Narrow the data below down to the lines containing "Rebuild".
── Available data
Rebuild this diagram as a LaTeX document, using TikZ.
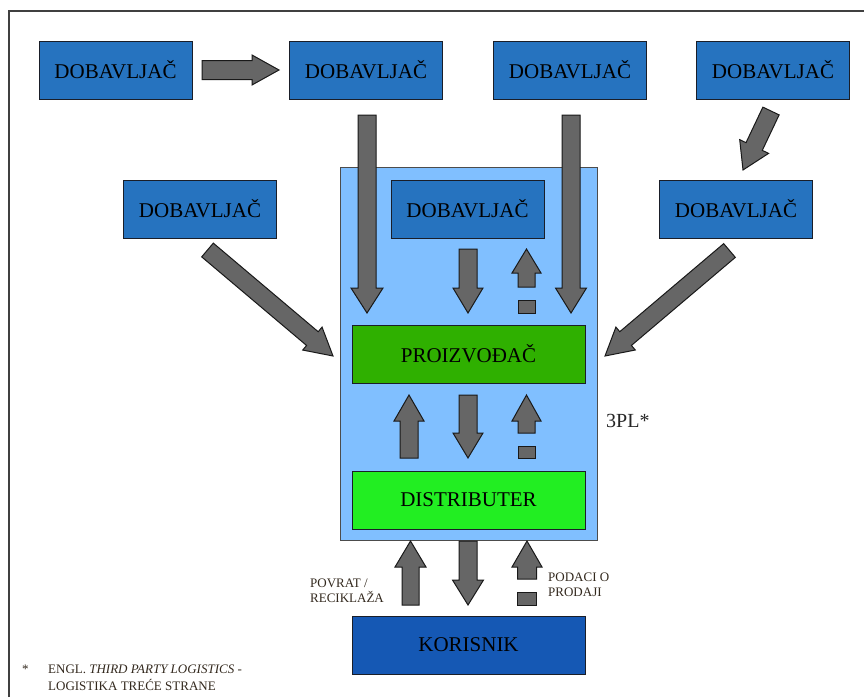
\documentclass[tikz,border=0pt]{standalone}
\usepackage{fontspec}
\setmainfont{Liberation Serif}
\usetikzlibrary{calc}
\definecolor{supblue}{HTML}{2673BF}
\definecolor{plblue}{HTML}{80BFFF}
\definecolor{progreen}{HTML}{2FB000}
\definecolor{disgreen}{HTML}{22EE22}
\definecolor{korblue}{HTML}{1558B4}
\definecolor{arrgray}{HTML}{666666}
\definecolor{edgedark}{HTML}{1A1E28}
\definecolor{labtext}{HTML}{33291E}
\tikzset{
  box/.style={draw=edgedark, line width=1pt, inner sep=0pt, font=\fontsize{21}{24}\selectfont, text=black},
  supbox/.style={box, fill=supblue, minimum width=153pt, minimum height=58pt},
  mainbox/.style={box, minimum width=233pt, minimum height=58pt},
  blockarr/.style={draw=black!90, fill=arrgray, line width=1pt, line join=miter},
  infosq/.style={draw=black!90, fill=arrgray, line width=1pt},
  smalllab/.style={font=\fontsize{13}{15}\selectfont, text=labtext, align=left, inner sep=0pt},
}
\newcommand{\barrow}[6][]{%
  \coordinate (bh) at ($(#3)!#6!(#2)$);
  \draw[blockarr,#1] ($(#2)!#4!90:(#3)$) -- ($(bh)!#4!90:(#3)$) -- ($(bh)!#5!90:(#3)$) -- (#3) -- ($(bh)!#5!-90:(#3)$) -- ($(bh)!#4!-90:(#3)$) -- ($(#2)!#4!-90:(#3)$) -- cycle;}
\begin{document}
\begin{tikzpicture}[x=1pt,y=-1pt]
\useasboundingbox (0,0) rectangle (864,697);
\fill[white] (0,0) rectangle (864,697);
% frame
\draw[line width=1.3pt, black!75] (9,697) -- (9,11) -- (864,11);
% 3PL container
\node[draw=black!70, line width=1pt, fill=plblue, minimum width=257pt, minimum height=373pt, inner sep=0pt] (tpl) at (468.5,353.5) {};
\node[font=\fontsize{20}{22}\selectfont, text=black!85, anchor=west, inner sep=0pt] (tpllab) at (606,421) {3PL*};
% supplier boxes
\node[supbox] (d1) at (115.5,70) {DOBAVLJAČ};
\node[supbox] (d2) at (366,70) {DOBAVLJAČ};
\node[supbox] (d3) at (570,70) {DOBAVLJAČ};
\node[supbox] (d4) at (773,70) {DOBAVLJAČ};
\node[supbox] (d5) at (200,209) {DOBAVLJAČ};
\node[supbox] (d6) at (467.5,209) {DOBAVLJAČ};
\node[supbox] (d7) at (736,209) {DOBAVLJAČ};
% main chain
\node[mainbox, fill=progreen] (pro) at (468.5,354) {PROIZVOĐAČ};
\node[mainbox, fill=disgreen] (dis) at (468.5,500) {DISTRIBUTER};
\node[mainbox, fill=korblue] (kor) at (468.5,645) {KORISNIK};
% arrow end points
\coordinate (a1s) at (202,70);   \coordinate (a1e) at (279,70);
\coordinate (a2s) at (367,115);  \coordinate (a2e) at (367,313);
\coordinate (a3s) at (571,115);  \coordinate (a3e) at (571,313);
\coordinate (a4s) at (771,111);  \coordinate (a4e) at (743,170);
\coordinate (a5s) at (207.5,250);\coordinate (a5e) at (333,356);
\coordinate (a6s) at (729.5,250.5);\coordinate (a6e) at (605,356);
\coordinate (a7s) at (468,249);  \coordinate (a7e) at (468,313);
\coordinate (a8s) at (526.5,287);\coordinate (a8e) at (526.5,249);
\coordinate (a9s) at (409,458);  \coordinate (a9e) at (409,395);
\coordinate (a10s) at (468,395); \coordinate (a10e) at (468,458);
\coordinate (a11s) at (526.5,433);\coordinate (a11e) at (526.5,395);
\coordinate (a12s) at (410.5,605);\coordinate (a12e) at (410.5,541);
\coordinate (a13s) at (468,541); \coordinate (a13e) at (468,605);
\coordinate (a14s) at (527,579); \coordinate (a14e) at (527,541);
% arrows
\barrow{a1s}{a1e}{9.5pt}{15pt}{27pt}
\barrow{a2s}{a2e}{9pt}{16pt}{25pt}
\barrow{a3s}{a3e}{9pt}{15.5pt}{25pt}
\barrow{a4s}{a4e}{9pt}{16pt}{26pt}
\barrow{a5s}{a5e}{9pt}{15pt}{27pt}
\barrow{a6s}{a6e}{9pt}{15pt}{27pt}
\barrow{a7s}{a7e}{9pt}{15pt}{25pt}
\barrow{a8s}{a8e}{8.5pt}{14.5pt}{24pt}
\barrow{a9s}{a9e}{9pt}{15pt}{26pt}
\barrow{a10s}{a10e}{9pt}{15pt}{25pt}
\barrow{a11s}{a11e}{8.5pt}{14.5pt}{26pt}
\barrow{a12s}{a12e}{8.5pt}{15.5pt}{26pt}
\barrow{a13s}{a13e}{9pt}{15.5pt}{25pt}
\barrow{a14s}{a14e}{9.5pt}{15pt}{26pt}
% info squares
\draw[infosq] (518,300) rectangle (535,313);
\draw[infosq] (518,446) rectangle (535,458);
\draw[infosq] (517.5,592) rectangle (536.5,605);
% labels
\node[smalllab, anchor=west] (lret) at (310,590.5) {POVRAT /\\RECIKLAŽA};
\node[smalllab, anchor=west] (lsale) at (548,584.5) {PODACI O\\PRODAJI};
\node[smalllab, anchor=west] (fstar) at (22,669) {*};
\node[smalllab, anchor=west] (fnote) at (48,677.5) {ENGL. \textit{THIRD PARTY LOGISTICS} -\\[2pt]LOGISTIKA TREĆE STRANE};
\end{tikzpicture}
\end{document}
────
── Available data
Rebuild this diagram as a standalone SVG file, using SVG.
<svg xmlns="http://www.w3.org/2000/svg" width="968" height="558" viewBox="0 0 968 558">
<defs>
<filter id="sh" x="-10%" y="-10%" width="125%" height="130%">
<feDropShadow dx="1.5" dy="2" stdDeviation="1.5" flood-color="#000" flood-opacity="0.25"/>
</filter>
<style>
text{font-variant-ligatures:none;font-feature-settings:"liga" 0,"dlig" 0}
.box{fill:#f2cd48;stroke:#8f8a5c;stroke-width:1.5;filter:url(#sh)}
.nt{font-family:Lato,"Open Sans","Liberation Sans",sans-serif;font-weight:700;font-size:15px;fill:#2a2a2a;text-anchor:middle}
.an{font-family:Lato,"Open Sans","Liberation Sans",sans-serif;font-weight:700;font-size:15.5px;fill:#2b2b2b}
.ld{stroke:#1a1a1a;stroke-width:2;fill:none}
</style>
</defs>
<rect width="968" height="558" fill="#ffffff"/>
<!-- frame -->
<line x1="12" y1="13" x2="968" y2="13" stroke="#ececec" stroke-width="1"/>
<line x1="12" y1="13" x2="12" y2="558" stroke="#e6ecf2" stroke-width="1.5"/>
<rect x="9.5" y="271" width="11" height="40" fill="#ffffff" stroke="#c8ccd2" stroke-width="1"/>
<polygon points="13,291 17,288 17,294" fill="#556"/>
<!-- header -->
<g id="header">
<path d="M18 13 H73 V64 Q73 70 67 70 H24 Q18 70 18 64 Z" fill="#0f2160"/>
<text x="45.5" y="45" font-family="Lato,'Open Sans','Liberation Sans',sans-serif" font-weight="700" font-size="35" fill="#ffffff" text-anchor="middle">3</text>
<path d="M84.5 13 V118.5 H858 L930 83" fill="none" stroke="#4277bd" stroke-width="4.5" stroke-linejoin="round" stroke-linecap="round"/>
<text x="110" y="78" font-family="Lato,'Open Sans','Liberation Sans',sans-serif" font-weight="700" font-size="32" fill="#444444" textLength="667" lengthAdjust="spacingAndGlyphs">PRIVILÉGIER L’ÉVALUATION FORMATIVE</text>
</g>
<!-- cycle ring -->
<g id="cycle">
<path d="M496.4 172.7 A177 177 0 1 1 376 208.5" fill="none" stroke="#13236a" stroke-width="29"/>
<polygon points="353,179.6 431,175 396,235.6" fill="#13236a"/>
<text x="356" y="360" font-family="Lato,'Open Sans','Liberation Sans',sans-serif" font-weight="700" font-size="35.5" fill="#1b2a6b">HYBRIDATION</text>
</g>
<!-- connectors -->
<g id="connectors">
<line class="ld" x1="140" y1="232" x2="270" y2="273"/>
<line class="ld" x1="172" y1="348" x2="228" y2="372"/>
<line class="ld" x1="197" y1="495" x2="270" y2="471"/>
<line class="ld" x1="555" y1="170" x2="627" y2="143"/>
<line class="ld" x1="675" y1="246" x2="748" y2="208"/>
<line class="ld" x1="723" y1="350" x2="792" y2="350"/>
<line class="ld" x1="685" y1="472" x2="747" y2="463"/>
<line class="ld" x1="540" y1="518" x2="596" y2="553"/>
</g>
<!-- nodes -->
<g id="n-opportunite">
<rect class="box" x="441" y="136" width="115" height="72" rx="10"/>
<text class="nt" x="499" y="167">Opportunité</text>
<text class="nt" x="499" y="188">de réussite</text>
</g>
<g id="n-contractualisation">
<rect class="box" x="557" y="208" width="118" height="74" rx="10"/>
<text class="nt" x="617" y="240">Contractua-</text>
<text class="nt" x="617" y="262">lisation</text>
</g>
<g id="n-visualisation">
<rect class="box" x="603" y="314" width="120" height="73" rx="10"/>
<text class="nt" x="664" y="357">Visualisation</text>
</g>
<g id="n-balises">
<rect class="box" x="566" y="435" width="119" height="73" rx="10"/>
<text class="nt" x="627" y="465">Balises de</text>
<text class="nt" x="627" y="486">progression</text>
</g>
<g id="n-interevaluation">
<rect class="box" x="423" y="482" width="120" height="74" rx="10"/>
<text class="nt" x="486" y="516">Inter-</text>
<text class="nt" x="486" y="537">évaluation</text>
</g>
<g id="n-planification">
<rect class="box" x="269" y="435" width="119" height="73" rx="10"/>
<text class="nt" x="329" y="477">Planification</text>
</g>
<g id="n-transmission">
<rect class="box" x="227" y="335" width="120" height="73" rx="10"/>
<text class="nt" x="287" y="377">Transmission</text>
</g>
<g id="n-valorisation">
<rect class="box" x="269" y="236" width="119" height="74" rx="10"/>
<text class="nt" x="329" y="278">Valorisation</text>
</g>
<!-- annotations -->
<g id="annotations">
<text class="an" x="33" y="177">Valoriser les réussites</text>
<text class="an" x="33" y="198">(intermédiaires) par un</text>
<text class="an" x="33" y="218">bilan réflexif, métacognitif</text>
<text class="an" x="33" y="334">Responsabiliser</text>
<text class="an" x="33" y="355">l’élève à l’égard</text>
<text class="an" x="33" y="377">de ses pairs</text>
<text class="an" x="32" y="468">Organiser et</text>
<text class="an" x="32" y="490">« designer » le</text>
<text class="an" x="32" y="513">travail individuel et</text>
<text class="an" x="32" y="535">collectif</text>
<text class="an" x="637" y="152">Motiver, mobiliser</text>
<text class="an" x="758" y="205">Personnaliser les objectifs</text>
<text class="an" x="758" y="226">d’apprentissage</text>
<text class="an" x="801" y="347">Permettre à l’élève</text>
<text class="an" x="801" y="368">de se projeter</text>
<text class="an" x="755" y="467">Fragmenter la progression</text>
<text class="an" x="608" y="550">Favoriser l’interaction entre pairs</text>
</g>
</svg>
────
Reply:
Rebuild this diagram as a LaTeX document, using TikZ.
Rebuild this diagram as a standalone SVG file, using SVG.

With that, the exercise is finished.